Component type:function

Prototype

template <class Tnum> interval<Tnum> tan(const interval<Tnum>& x) ;

Description

Computes the tangent of an interval. If the diameter of the interval is greater than 2*pi, it returns an interval of positive and negative infinity.

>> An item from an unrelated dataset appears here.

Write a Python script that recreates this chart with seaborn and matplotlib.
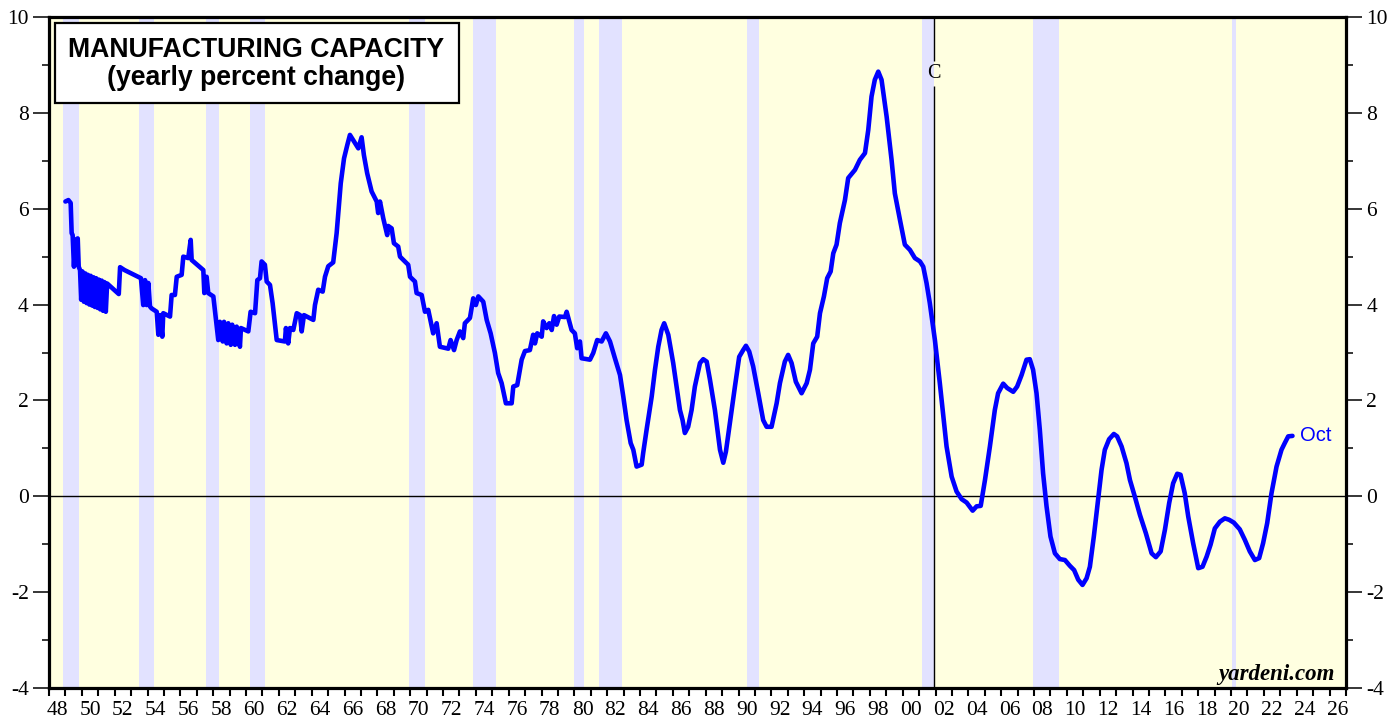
import numpy as np
import pandas as pd
import seaborn as sns
import matplotlib.pyplot as plt
from matplotlib.patches import Rectangle

# manufacturing capacity, yearly % change (decimal years)
dates = [
    1949.00, 1949.18, 1949.32, 1949.38, 1949.44, 1949.52, 1949.60, 1949.75, 1949.81, 1949.89,
    1949.96, 1950.04, 1950.12, 1950.21, 1950.29, 1950.37, 1950.46, 1950.54, 1950.62, 1950.71,
    1950.79, 1950.87, 1950.96, 1951.04, 1951.12, 1951.21, 1951.29, 1951.37, 1951.46, 1951.54,
    1952.25, 1952.33, 1952.60, 1953.60, 1953.74, 1953.85, 1953.95, 1954.05, 1954.15, 1954.25,
    1954.56, 1954.66, 1954.76, 1954.90, 1954.96, 1955.37, 1955.47, 1955.67, 1955.78, 1956.08,
    1956.18, 1956.48, 1956.63, 1956.69, 1957.40, 1957.46, 1957.60, 1957.70, 1958.01, 1958.17,
    1958.31, 1958.41, 1958.58, 1958.66, 1958.82, 1958.92, 1959.07, 1959.16, 1959.33, 1959.43,
    1959.63, 1959.69, 1960.14, 1960.28, 1960.55, 1960.69, 1960.85, 1960.95, 1961.15, 1961.26,
    1961.46, 1961.62, 1961.76, 1961.87, 1962.37, 1962.43, 1962.57, 1962.68, 1962.88, 1963.09,
    1963.29, 1963.39, 1963.53, 1964.10, 1964.20, 1964.40, 1964.67, 1964.81, 1965.01, 1965.31,
    1965.52, 1965.77, 1965.97, 1966.17, 1966.33, 1966.84, 1967.04, 1967.18, 1967.38, 1967.65,
    1967.96, 1968.05, 1968.16, 1968.36, 1968.60, 1968.66, 1968.87, 1969.01, 1969.27, 1969.38,
    1969.88, 1969.99, 1970.29, 1970.39, 1970.70, 1970.90, 1971.10, 1971.40, 1971.61, 1971.81,
    1972.32, 1972.46, 1972.67, 1972.83, 1973.03, 1973.23, 1973.33, 1973.64, 1973.84, 1974.00,
    1974.15, 1974.45, 1974.66, 1974.90, 1975.16, 1975.36, 1975.57, 1975.83, 1976.18, 1976.28,
    1976.52, 1976.79, 1976.99, 1977.29, 1977.49, 1977.60, 1977.74, 1978.01, 1978.10, 1978.31,
    1978.47, 1978.62, 1978.76, 1978.92, 1979.08, 1979.43, 1979.53, 1979.69, 1979.83, 1980.03,
    1980.17, 1980.34, 1980.44, 1980.95, 1981.15, 1981.39, 1981.66, 1981.92, 1982.17, 1982.47,
    1982.78, 1982.98, 1983.18, 1983.43, 1983.59, 1983.79, 1984.10, 1984.19, 1984.40, 1984.71,
    1984.91, 1985.11, 1985.31, 1985.47, 1985.72, 1986.02, 1986.43, 1986.59, 1986.73, 1986.93,
    1987.14, 1987.34, 1987.65, 1987.85, 1988.06, 1988.26, 1988.56, 1988.87, 1989.07, 1989.23,
    1989.47, 1989.78, 1990.04, 1990.28, 1990.45, 1990.65, 1990.89, 1991.20, 1991.50, 1991.71,
    1992.01, 1992.32, 1992.52, 1992.82, 1993.02, 1993.23, 1993.49, 1993.84, 1994.15, 1994.35,
    1994.55, 1994.79, 1994.96, 1995.20, 1995.40, 1995.61, 1995.77, 1995.97, 1996.17, 1996.48,
    1996.68, 1997.09, 1997.39, 1997.70, 1997.90, 1998.10, 1998.30, 1998.51, 1998.71, 1999.02,
    1999.32, 1999.52, 1999.83, 2000.13, 2000.44, 2000.74, 2001.05, 2001.25, 2001.45, 2001.65,
    2001.96, 2002.26, 2002.67, 2002.98, 2003.28, 2003.59, 2003.89, 2004.26, 2004.50, 2004.75,
    2005.01, 2005.31, 2005.61, 2005.81, 2006.12, 2006.36, 2006.73, 2006.97, 2007.24, 2007.54,
    2007.74, 2007.94, 2008.15, 2008.35, 2008.55, 2008.76, 2009.00, 2009.27, 2009.57, 2009.88,
    2010.18, 2010.44, 2010.69, 2010.95, 2011.20, 2011.40, 2011.64, 2011.90, 2012.11, 2012.31,
    2012.57, 2012.86, 2013.06, 2013.33, 2013.63, 2013.84, 2014.14, 2014.45, 2014.81, 2015.16,
    2015.42, 2015.71, 2015.97, 2016.23, 2016.47, 2016.72, 2016.92, 2017.18, 2017.39, 2017.69,
    2018.00, 2018.26, 2018.51, 2018.75, 2019.01, 2019.32, 2019.62, 2019.88, 2020.17, 2020.53,
    2020.84, 2021.14, 2021.45, 2021.71, 2021.95, 2022.20, 2022.46, 2022.77, 2023.07, 2023.27,
    2023.48, 2023.74,
]
capacity_pct = [
    6.15, 6.18, 6.12, 5.49, 5.45, 4.79, 5.35, 5.38, 4.79, 4.72,
    4.10, 4.69, 4.06, 4.65, 4.03, 4.62, 4.00, 4.60, 3.98, 4.57,
    3.95, 4.55, 3.93, 4.52, 3.90, 4.50, 3.87, 4.47, 3.85, 4.44,
    4.22, 4.78, 4.72, 4.55, 3.99, 4.51, 3.99, 4.45, 3.96, 3.92,
    3.85, 3.37, 3.78, 3.33, 3.82, 3.75, 4.20, 4.20, 4.58, 4.62,
    5.00, 4.97, 5.35, 4.93, 4.72, 4.24, 4.58, 4.24, 4.17, 3.68,
    3.26, 3.64, 3.23, 3.64, 3.19, 3.61, 3.16, 3.58, 3.16, 3.54,
    3.12, 3.51, 3.44, 3.85, 3.82, 4.51, 4.55, 4.90, 4.83, 4.48,
    4.41, 4.03, 3.61, 3.26, 3.23, 3.51, 3.19, 3.51, 3.47, 3.82,
    3.78, 3.44, 3.78, 3.68, 3.99, 4.31, 4.27, 4.58, 4.80, 4.88,
    5.49, 6.53, 7.05, 7.33, 7.54, 7.26, 7.49, 7.12, 6.74, 6.36,
    6.15, 5.91, 6.15, 5.80, 5.45, 5.64, 5.59, 5.28, 5.21, 5.00,
    4.83, 4.58, 4.48, 4.24, 4.20, 3.85, 3.89, 3.40, 3.61, 3.12,
    3.08, 3.26, 3.05, 3.26, 3.44, 3.30, 3.61, 3.72, 4.13, 3.99,
    4.17, 4.06, 3.68, 3.40, 2.99, 2.57, 2.36, 1.94, 1.94, 2.29,
    2.32, 2.85, 3.03, 3.05, 3.37, 3.19, 3.40, 3.33, 3.65, 3.51,
    3.61, 3.47, 3.76, 3.58, 3.75, 3.74, 3.85, 3.65, 3.47, 3.40,
    3.09, 3.23, 2.88, 2.85, 2.99, 3.26, 3.23, 3.40, 3.23, 2.88,
    2.53, 2.08, 1.59, 1.11, 0.97, 0.62, 0.66, 0.90, 1.39, 2.08,
    2.64, 3.12, 3.47, 3.61, 3.37, 2.78, 1.80, 1.59, 1.32, 1.45,
    1.80, 2.29, 2.78, 2.86, 2.81, 2.43, 1.80, 0.97, 0.70, 0.93,
    1.53, 2.29, 2.91, 3.05, 3.14, 3.02, 2.71, 2.15, 1.59, 1.45,
    1.45, 1.94, 2.36, 2.81, 2.95, 2.78, 2.39, 2.15, 2.36, 2.64,
    3.19, 3.33, 3.82, 4.17, 4.55, 4.69, 5.07, 5.25, 5.70, 6.18,
    6.64, 6.81, 7.02, 7.16, 7.64, 8.34, 8.69, 8.86, 8.69, 7.92,
    7.02, 6.32, 5.77, 5.25, 5.14, 4.97, 4.90, 4.79, 4.45, 4.03,
    3.26, 2.36, 1.04, 0.41, 0.10, -0.06, -0.13, -0.30, -0.21, -0.20,
    0.34, 1.04, 1.80, 2.15, 2.35, 2.26, 2.18, 2.29, 2.53, 2.85,
    2.86, 2.64, 2.15, 1.39, 0.48, -0.21, -0.84, -1.19, -1.31, -1.33,
    -1.45, -1.54, -1.74, -1.85, -1.71, -1.47, -0.84, -0.08, 0.55, 0.97,
    1.19, 1.30, 1.25, 1.04, 0.69, 0.34, -0.01, -0.39, -0.77, -1.19,
    -1.27, -1.15, -0.70, -0.14, 0.27, 0.47, 0.45, 0.06, -0.42, -0.98,
    -1.50, -1.47, -1.26, -1.01, -0.67, -0.53, -0.46, -0.49, -0.55, -0.69,
    -0.91, -1.15, -1.33, -1.29, -0.98, -0.56, 0.06, 0.62, 0.97, 1.11,
    1.25, 1.26,
]

# NBER recessions (decimal years)
rec_start = [1948.83, 1953.50, 1957.58, 1960.25, 1969.92, 1973.83, 1980.00, 1981.50, 1990.50, 2001.17, 2007.92, 2020.08]
rec_end = [1949.83, 1954.42, 1958.33, 1961.17, 1970.92, 1975.25, 1980.58, 1982.92, 1991.25, 2001.92, 2009.50, 2020.33]

c_line = 2001.92
last_label = "Oct"
title_lines = ["MANUFACTURING CAPACITY", "(yearly percent change)"]
year_labels = [f"{y % 100:02d}" for y in range(1948, 2027, 2)]

sns.set_style("ticks")
plt.rcParams["font.family"] = ["Liberation Serif", "DejaVu Serif"]
plt.rcParams.update({"text.color": "black", "xtick.color": "black", "ytick.color": "black",
                     "axes.edgecolor": "black", "axes.labelcolor": "black"})

df = pd.DataFrame({"date": dates, "pct": capacity_pct})

fig = plt.figure(figsize=(13.9, 7.19), dpi=100)
ax = fig.add_axes([49 / 1390, 1 - 688 / 719, 1297 / 1390, 671 / 719])
ax.set_facecolor("#FFFFE0")

for s, e in zip(rec_start, rec_end):
    ax.axvspan(s, e, color="#E2E2FF", lw=0, zorder=0)

ax.axhline(0, color="black", lw=1.0, zorder=1)
ax.vlines([c_line, c_line], [-4, 9.08], [8.55, 10], color="black", lw=1.0, zorder=1)
ax.text(c_line, 8.83, "C", ha="center", va="center", fontsize=14.5, zorder=4)

sns.lineplot(data=df, x="date", y="pct", ax=ax, color="#0000FF", lw=3.3,
             sort=False, estimator=None, zorder=3)

ax.text(dates[-1] + 0.45, capacity_pct[-1], last_label, color="#0000FF", fontsize=14.5,
        family="Liberation Sans", ha="left", va="center")

# title box
ax.add_patch(Rectangle((0.0046, 0.872), 0.3115, 0.119, transform=ax.transAxes,
                       fc="white", ec="black", lw=1.6, zorder=5))
ax.text(0.160, 0.951, title_lines[0], transform=ax.transAxes, ha="center", va="center",
        fontsize=19.2, fontweight="bold", family="Liberation Sans", zorder=6)
ax.text(0.160, 0.909, title_lines[1], transform=ax.transAxes, ha="center", va="center",
        fontsize=19.2, fontweight="bold", family="Liberation Sans", zorder=6)

ax.text(0.9915, 0.012, "yardeni.com", transform=ax.transAxes, ha="right", va="baseline",
        fontsize=16.5, fontweight="bold", fontstyle="italic", zorder=6)

ax.set_xlim(1948, 2027)
ax.set_ylim(-4, 10)
ax.set_xlabel("")
ax.set_ylabel("")

ax.set_xticks(range(1948, 2028))
ax.set_xticklabels([])
ax.set_xticks([y + 0.5 for y in range(1948, 2027, 2)], minor=True)
ax.set_xticklabels(year_labels, minor=True)
ax.tick_params(axis="x", which="major", length=5.5, width=1.5, direction="out")
ax.tick_params(axis="x", which="minor", length=0, pad=9.5, labelsize=15.5)

ax.set_yticks(range(-4, 11, 2))
ax.set_yticklabels([str(v) for v in range(-4, 11, 2)])
ax.set_yticks(range(-3, 10, 2), minor=True)
ax.tick_params(axis="y", which="major", length=11.5, width=1.1, labelsize=15.5,
               left=True, right=True, labelleft=True, labelright=True, pad=3)
ax.tick_params(axis="y", which="minor", length=5, width=1.1, left=True, right=True)

for sp in ax.spines.values():
    sp.set_visible(True)
    sp.set_linewidth(2.3)
    sp.set_color("black")

fig.savefig("out.png", dpi=100, facecolor="white")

If the left bound of the interval is greater than 1/2*pi and the right bound is less than 1/2*pi then it returns a quiet NaN.

 Quadrants:
 1st  [0,Pi/2]
 2nd  [Pi/2,Pi]
 3rd  [Pi,3Pi/2]
 4th  [3Pi/2,2Pi]

 tan(x) = 
 [-Inf,Inf]                   if x.inf() is the same quadrant as x.sup() and
                              x.sup() > (x.inf() + pi)
 [tan(x.inf()),tan(x.sup())]  if x.inf() is in the 1st quadrant and x.sup() is in the 4th.
                              if x.inf() is in the 2nd quadrant and x.sup() is in the 2nd.
                              if x.inf() is in the 3rd quadrant and x.sup() is in the 2nd or 3rd.
                              if x.inf() is in the 4th quadrand and x.sup() is in the 4th.

Definition

interval.cct

Preconditions

Complexity

Example

In mathfunc.cc:

  cout << "A:" << A << endl << endl;
  cout << "Square     :" << sqr(A) << endl;
  cout << "Square Root:" << sqrt(A) << endl;
  cout << "Tangent    :" << tan(A) << endl;
  cout << "ArcTangent :" << atan(A) << endl;
  cout << "Sine       :" << sin(A) << endl;
  cout << "Cosine     :" << cos(A) << endl;
  cout << "Arcsine    :" << asin(A) << endl;
  cout << "Arcosine   :" << acos(A) << endl;
  cout << "Log        :" << log(A) << endl;
  cout << "Ln         :" << ln(A) << endl;
  cout << "Power (A^A):" << pow(A,A) << endl;
  cout << "Exponent   :" << exp(A) << endl;

Notes

See also